STATED PROBLEM: All lines from the one with "Emit a Python" through the one with "fig.savefig('out.png', dpi=100)", and only those, are to be reproduced exactly, both ends included.

EXTRACTED ENTRIES:
· · ·

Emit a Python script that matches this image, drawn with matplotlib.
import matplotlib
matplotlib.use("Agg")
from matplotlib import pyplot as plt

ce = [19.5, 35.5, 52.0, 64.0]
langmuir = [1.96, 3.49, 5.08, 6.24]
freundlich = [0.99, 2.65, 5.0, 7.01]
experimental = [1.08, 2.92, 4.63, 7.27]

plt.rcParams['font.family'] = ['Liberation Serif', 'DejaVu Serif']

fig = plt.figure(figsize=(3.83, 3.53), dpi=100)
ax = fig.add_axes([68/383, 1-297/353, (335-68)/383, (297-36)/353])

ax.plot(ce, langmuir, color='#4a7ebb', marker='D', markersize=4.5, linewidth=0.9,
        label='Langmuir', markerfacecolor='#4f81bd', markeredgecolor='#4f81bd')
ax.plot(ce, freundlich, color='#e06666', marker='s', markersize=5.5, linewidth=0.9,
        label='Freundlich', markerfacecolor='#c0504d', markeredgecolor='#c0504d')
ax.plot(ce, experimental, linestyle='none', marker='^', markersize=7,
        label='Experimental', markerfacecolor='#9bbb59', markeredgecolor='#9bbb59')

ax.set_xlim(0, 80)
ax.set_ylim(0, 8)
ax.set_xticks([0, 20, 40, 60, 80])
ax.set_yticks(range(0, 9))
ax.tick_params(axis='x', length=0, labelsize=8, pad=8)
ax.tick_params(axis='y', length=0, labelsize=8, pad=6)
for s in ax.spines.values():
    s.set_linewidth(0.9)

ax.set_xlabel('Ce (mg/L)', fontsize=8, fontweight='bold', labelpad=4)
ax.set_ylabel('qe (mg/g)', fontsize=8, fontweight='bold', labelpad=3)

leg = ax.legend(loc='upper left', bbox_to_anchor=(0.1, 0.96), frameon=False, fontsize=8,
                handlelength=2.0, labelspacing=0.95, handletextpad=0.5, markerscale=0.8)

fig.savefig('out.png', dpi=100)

· · ·

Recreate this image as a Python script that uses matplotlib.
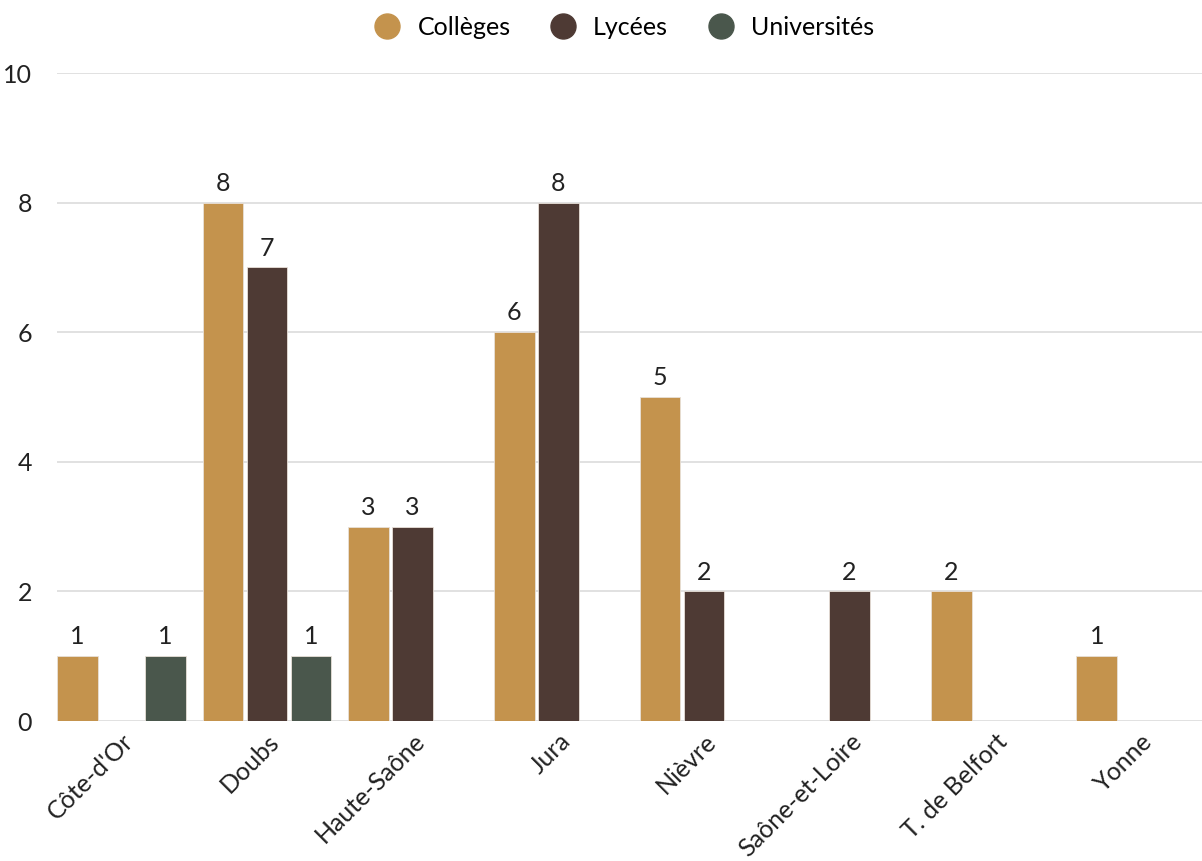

· · ·

RESULT:
Emit a Python script that matches this image, drawn with matplotlib.
import matplotlib
matplotlib.use("Agg")
from matplotlib import pyplot as plt

ce = [19.5, 35.5, 52.0, 64.0]
langmuir = [1.96, 3.49, 5.08, 6.24]
freundlich = [0.99, 2.65, 5.0, 7.01]
experimental = [1.08, 2.92, 4.63, 7.27]

plt.rcParams['font.family'] = ['Liberation Serif', 'DejaVu Serif']

fig = plt.figure(figsize=(3.83, 3.53), dpi=100)
ax = fig.add_axes([68/383, 1-297/353, (335-68)/383, (297-36)/353])

ax.plot(ce, langmuir, color='#4a7ebb', marker='D', markersize=4.5, linewidth=0.9,
        label='Langmuir', markerfacecolor='#4f81bd', markeredgecolor='#4f81bd')
ax.plot(ce, freundlich, color='#e06666', marker='s', markersize=5.5, linewidth=0.9,
        label='Freundlich', markerfacecolor='#c0504d', markeredgecolor='#c0504d')
ax.plot(ce, experimental, linestyle='none', marker='^', markersize=7,
        label='Experimental', markerfacecolor='#9bbb59', markeredgecolor='#9bbb59')

ax.set_xlim(0, 80)
ax.set_ylim(0, 8)
ax.set_xticks([0, 20, 40, 60, 80])
ax.set_yticks(range(0, 9))
ax.tick_params(axis='x', length=0, labelsize=8, pad=8)
ax.tick_params(axis='y', length=0, labelsize=8, pad=6)
for s in ax.spines.values():
    s.set_linewidth(0.9)

ax.set_xlabel('Ce (mg/L)', fontsize=8, fontweight='bold', labelpad=4)
ax.set_ylabel('qe (mg/g)', fontsize=8, fontweight='bold', labelpad=3)

leg = ax.legend(loc='upper left', bbox_to_anchor=(0.1, 0.96), frameon=False, fontsize=8,
                handlelength=2.0, labelspacing=0.95, handletextpad=0.5, markerscale=0.8)

fig.savefig('out.png', dpi=100)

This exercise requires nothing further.